Cet après-midi, les femmes d'agriculteurs du Bessin ont manifesté pour la première fois en soutien à leurs maris ou compagnons. Elles ont monté un collectif qui s'appelle " Les foulards noirs " pour apporter leurs paroles de femmes sur la crise.
" Nous avons appelé notre collectif " les foulards noirs" , foulards en référence aux femmes paysannes qui jadis portaient un foulard dans leurs cheveux et noirs...parce que nous sommes en deuil". Face à la crise qui secoue le monde agricole, les femmes à leur tour entrent dans la danse.
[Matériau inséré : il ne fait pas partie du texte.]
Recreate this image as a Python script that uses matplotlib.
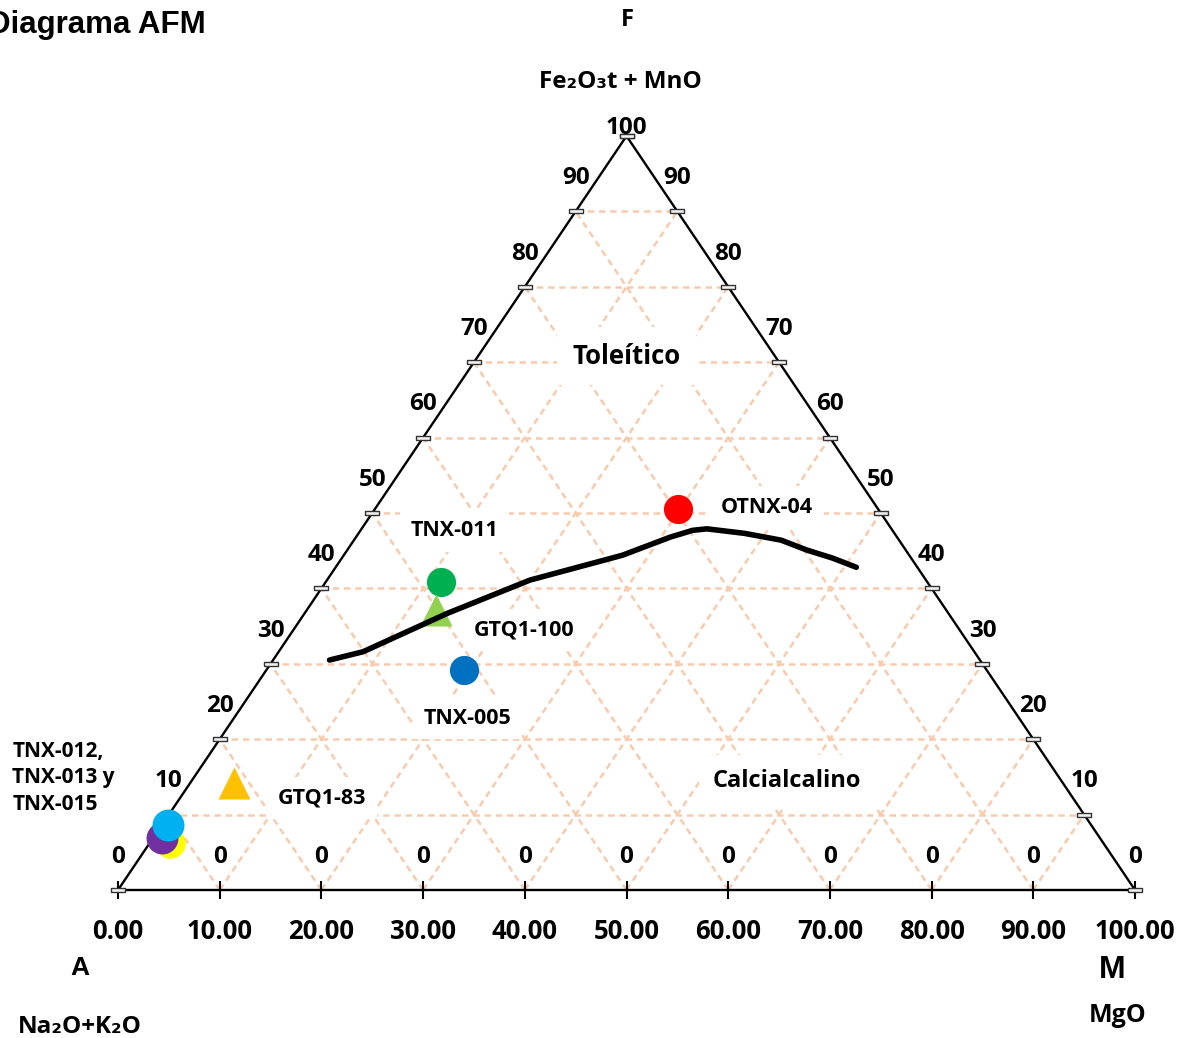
import numpy as np
import matplotlib
matplotlib.use("Agg")
import matplotlib.pyplot as plt

plt.rcParams['font.family'] = ['Open Sans', 'DejaVu Sans']
plt.rcParams['font.weight'] = 'bold'

# Muestras: x = posicion sobre el eje A-M, f = % de F (Fe2O3t + MnO)
muestras = ["OTNX-04", "TNX-011", "GTQ1-100", "TNX-005", "GTQ1-83", "TNX-012", "TNX-013", "TNX-015"]
muestras_x = [55.1, 31.8, 31.3, 34.0, 11.4, 5.1, 4.3, 4.9]
muestras_f = [50.5, 40.9, 37.1, 29.2, 14.2, 6.2, 6.9, 8.6]

# Linea divisoria toleitico / calcialcalino (dibujada a mano)
limite_x = [20.8, 24.1, 32.4, 40.5, 49.6, 54.3, 56.5, 57.9, 61.6, 65.2, 67.7, 70.3, 72.6]
limite_f = [30.5, 31.6, 36.7, 41.1, 44.4, 46.8, 47.7, 47.9, 47.3, 46.4, 45.1, 44.0, 42.8]

niveles = [10, 20, 30, 40, 50, 60, 70, 80, 90]
eje_x = [0, 10, 20, 30, 40, 50, 60, 70, 80, 90, 100]
etiquetas_borde = ["0", "10", "20", "30", "40", "50", "60", "70", "80", "90", "100"]

# estilos de cada muestra
colores = ["#FF0000", "#00B050", "#92D050", "#0070C0", "#FFC000", "#FFFF00", "#7030A0", "#00B0F0"]
marcas = ["o", "o", "^", "o", "^", "o", "o", "o"]
tamanos = [21, 21, 23, 21, 23, 22, 23, 23]

color_grilla = "#F8CBAD"
guion = (0, (2.6, 1.9))

fig = plt.figure(figsize=(11.8, 10.38), dpi=100)
ax = fig.add_axes([118 / 1180, 148 / 1038, 1017 / 1180, 754 / 1038])
ax.set_xlim(0, 100)
ax.set_ylim(0, 100)
for s in ["top", "left", "right"]:
    ax.spines[s].set_visible(False)
ax.spines["bottom"].set_linewidth(1.7)
ax.set_yticks([])
ax.set_xticks(eje_x)
ax.set_xticklabels(["%.2f" % v for v in eje_x])
ax.tick_params(axis="x", direction="inout", length=13, width=1.5, pad=14, labelsize=18.5)

# grilla triangular
for f in niveles:
    ax.plot([f / 2, 100 - f / 2], [f, f], color=color_grilla, lw=1.8, ls=guion, zorder=1)
for k in niveles:
    ax.plot([k, 50 + k / 2], [0, 100 - k], color=color_grilla, lw=1.8, ls=guion, zorder=1)
    ax.plot([k, k / 2], [0, k], color=color_grilla, lw=1.8, ls=guion, zorder=1)

# bordes del triangulo
ax.plot([0, 50, 100], [0, 100, 0], color="black", lw=1.7, zorder=2.5, clip_on=False)

# marcas rectangulares de los bordes
rect = [(-1, -0.32), (1, -0.32), (1, 0.32), (-1, 0.32), (-1, -0.32)]
niv_borde = np.array(eje_x)
ax.plot(niv_borde / 2, niv_borde, ls="none", marker=rect, ms=10, mfc="#f2f2f2",
        mec="#333333", mew=1, zorder=3, clip_on=False)
ax.plot(100 - niv_borde / 2, niv_borde, ls="none", marker=rect, ms=10, mfc="#f2f2f2",
        mec="#333333", mew=1, zorder=3, clip_on=False)

# etiquetas de los bordes
for f, t in zip(eje_x[:-1], etiquetas_borde[:-1]):
    ax.text(f / 2, f + 4.4, t, ha="center", va="center", fontsize=17.5, clip_on=False)
    ax.text(100 - f / 2, f + 4.4, t, ha="center", va="center", fontsize=17.5, clip_on=False)
for k in niveles:
    ax.text(k, 4.4, "0", ha="center", va="center", fontsize=17.5)
ax.text(50, 101.1, etiquetas_borde[-1], ha="center", va="center", fontsize=17.5, clip_on=False)

caja = dict(facecolor="white", edgecolor="none", boxstyle="square,pad=0.5")

# muestras
for x, f, c, m, s in zip(muestras_x, muestras_f, colores, marcas, tamanos):
    ax.plot(x, f, ls="none", marker=m, ms=s, color=c, mec="none", zorder=4, clip_on=False)

ax.plot(limite_x, limite_f, color="black", lw=4, solid_capstyle="round",
        solid_joinstyle="round", zorder=5)

# nombres de las muestras
ax.text(63.8, 50.7, "OTNX-04", ha="center", va="center", fontsize=15.5, bbox=caja, zorder=2)
ax.text(33.1, 47.7, "TNX-011", ha="center", va="center", fontsize=15.5, bbox=caja, zorder=2)
ax.text(39.9, 34.5, "GTQ1-100", ha="center", va="center", fontsize=15.5, bbox=caja, zorder=2)
ax.text(34.4, 22.8, "TNX-005", ha="center", va="center", fontsize=15.5, bbox=caja, zorder=2)
ax.text(20.1, 12.2, "GTQ1-83", ha="center", va="center", fontsize=15.5, bbox=caja, zorder=2)
ax.text(-10.4, 14.9, "TNX-012,\nTNX-013 y\nTNX-015", ha="left", va="center", fontsize=15,
        linespacing=1.35, clip_on=False, zorder=2)

ax.text(50.0, 70.8, "Toleítico", ha="center", va="center", fontsize=18.5,
        bbox=dict(facecolor="white", edgecolor="none", boxstyle="square,pad=0.6"), zorder=2)
ax.text(65.8, 14.5, "Calcialcalino", ha="center", va="center", fontsize=17,
        bbox=dict(facecolor="white", edgecolor="none", boxstyle="square,pad=0.6"), zorder=2)

# titulos de los vertices
fig.text(-0.01, 1 - 25 / 1038, "Diagrama AFM", ha="left", va="center", fontsize=22.5,
         family="Liberation Sans")
fig.text(627 / 1180, 1 - 20 / 1038, "F", ha="center", va="center", fontsize=17)
fig.text(620 / 1180, 1 - 82 / 1038, "Fe₂O₃t + MnO", ha="center", va="center", fontsize=17.5)
fig.text(80 / 1180, 1 - 968 / 1038, "A", ha="center", va="center", fontsize=19,
         family="Liberation Sans")
fig.text(80 / 1180, 1 - 1027 / 1038, "Na₂O+K₂O", ha="center", va="center", fontsize=17.5)
fig.text(1112 / 1180, 1 - 970 / 1038, "M", ha="center", va="center", fontsize=23,
         family="Liberation Sans")
fig.text(1118 / 1180, 1 - 1016 / 1038, "MgO", ha="center", va="center", fontsize=18)

fig.savefig("out.png", dpi=100)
Le mouvement part du Bessin, autour de Bayeux. " Aujourd'hui, c'est mon salaire seul qui fait vivre toute la famille, qui permet de nous nourrir, de permettre aux enfants de participer aux activités scolaires par exemple", explique Peguy Morieult qui travaille à l'extérieur de l'exploitation. Un cas de figure désormais ultrarépandu. La nécessité économique, couplée à l'émancipation féminine, a ces dernières décennies installé ce modèle. Un modèle très différent des générations précédentes où " la femme travaillait à la ferme mais dans l'ombre du mari', explique Michel Granger, agriculteur à la retraite à Vaubadon et dont la fille Astrid a repris l'exploitation.La peur du suicide, le poids de la lignée
Si ces femmes sortent de l'ombre aujourd'hui, créent une page Facebook, organisent leur premier défilé, c'est disent-elles parce que " la situation n'est plus tenable". Entre les lignes, à mots couverts, elles font part de leurs angoisses : " ma crainte, c'est que le téléphone sonne et qu'on nous dise qu'untel s'est suicidé, à bout...". Depuis le début de la crise, plusieurs agriculteurs ont mis fin à leur jour, "encore plus que d'habitude" . Elles sont nombreuses à mettre le nez dans les trésoreries, ne veulent pas ignorer la situation, veillent au grain: " Je ne veux pas découvrir du jour au lendemain que nous n'avons plus rien", raconte l'une d'entre elles." Ce qui est dur à gérer pour nos maris et compagnons, c'est le poids de la lignée, leurs grands-pères ont fait tourner la boutique, leurs pères aussi et avant eux, parfois des générations et des générations...Du coup, la pression n'est pas seulement économique"
Libération de la parole
" Nous voulons juste vous expliquer notre vie, peut-on-lire sur la page Facebook des Foulards noirs. " Le mouvement de nos maris et compagnons ne passe pas toujours bien dans l'opinion, nous voulons porter leurs paroles autrement et aussi parler avec la population, expliquer que d'autres modes de consommation peuvent avoir des répercussions sur nos vies de familles... Nous sommes tous liés les uns aux autres" . Cet après-midi, à 14 heures, les Foulards noirs ont battu pour la première fois le pavé à Bayeux.